Black Immigrant Daily News
There continues to be an outcry from senior officials within the local judicial system over the shortage of Judges, but according to Attorney General and Legal Affairs Minister Anil Nandlall, SC, the Judicial Service Commission (JSC) will be established in the coming months, thus paving the way for these critical appointments to be made.
“I want to assure that very, very early this year – long before the end of the first quarter of this year – we will have appointed the Judicial Service Commission and the Public Service Commission. [These are] two important constitutional commissions that will address the inadequacy of human resources that currently plague the judicial institutions… You have our fullest commitment that that issue will be addressed,” Nandlall stressed.
The Attorney General was at the time responding to lamentations by the top judicial officials on the lack of Judges in the system – something he acknowledged while applauding the current complement of Judges for being able to deliver quality justice despite these deficiencies within the system.
He was at the time speaking at the launch of the 2023 Judicial Year which was held on Tuesday under the theme: “Serving People, Providing Justice”.
Currently, there are 11 High Court Judges – one of whom will be retiring soon – and only three Judges in the Court of Appeal.
According to Chief Justice (ag) Roxane George, the Judiciary is doing the best it can, given the extremely heavy case load, in particular, among other challenges.
“I do acknowledge that decisions should be given in a timely manner and we are committed to striving to do so… We can and must do better. Of course, we can; of course, we must,” she contended.

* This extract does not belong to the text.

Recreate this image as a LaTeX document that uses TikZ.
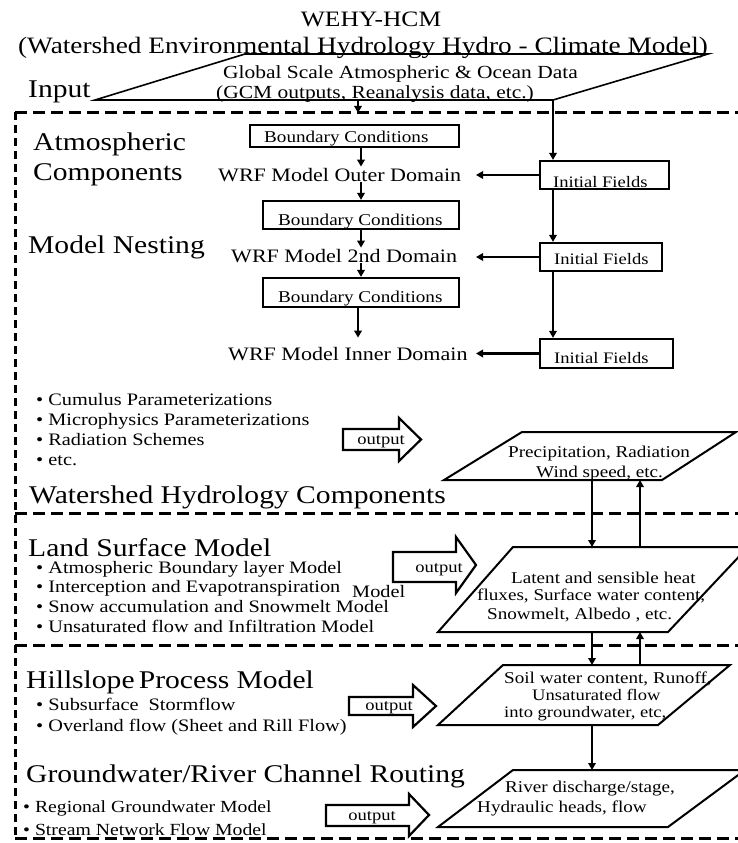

The Chief Justice (ag) pointed out that as it is, a civil judge oversees a constant docket of about 200 to 400 cases at any one time throughout the year, managing cases for all three counties. The Judges who are assigned to the criminal jurisdiction, she added, are also assigned some civil matters to assist with the case load.
Justice George further noted that the two Commissioners of Title carry a case load in the thousands for all three counties, while the criminal case load in both the High Court and the Magistrates’ Courts are extremely high.
In addition, all Judges of the High Court also sit at an appellate level to hear Full Court appeals – many of which are filed annually, she stated.
“It has to be remembered that the court system is a receiver of cases and has no control over the number of matters filed… The fact is we are a litigious nation. Mediation has assisted, but there are still many cases going to trial… And with the increasing passage of legislation with added criminal offences, it is the court system that will bear the brunt of the many cases filed,” Justice George posited.
Meanwhile, similar sentiments were expressed by Chancellor of the Judiciary (ag), Justice Yonette Cummings-Edwards, who underscored the need for more Judges to assist in carrying out the mandate of the Judiciary.
She outlined that the complement of Judges has been depleted with the retirements of High Court Judges – Justice Franklin Holder and Justice Brassington Reynolds – in the latter half of 2022.
“Courts exist to do justice and we cannot do justice with machines alone. We need the people and we can only do what we’re required to do if we have the necessary resources.“We do not need the rhetoric… We need the Judges. We’ve been hearing, time again, about the JSC soon to be established, we would like to see the implementation and the establishment of the Judicial Service Commission,” the Chancellor insisted.
Director of Public Prosecutions (DPP), Shalimar Ali-Hack has also joined the calls for more Judges to be appointed, especially in light of the significant increase in the number of criminal cases.
She said more Judges are needed to preside over the criminal sittings so that the backlog of cases could be disposed of in a timely manner.
Moreover, President of the Guyana Bar Association, Attorney-at-Law Pauline Chase also pointed out that the lack of a full complement of Judges in the High Court and Court of Appeal, owing to the absence of the Judicial Service Commission to appoint Judges, is severely undermining the administration of Justice.
“We’re now at about half of our statutory complement of Judges… We at the Bar are acutely aware with the pressure that this is placing on the [judicial] system… Our Judges are performing a herculean task in supporting the system… Help is urgently needed,” Chase asserted.
The tenure of the previous JSC expired in September 2017.
Article 198 (1) of the Constitution of Guyana states that the JSC members must comprise of the Chancellor of the Judiciary, who will be appointed as Chairman; the Chief Justice; the Chairman of the Public Service Commission, and any other members appointed to the Commission.
The JSC’s remit includes the power to make appointments, to remove and to exercise disciplinary control over persons holding or acting within the offices of Commissioner of Title, Director of Public Prosecutions, Deputy Director of Public Prosecutions, Magistrate, Registrar of the High Court, Deputy Registrar of the High Court, Registrar of Deeds and Deputy Registrar of Deeds, among others.
The Commission also advises the President on the appointment of Judges, with the exception of the Chancellor and the Chief Justice.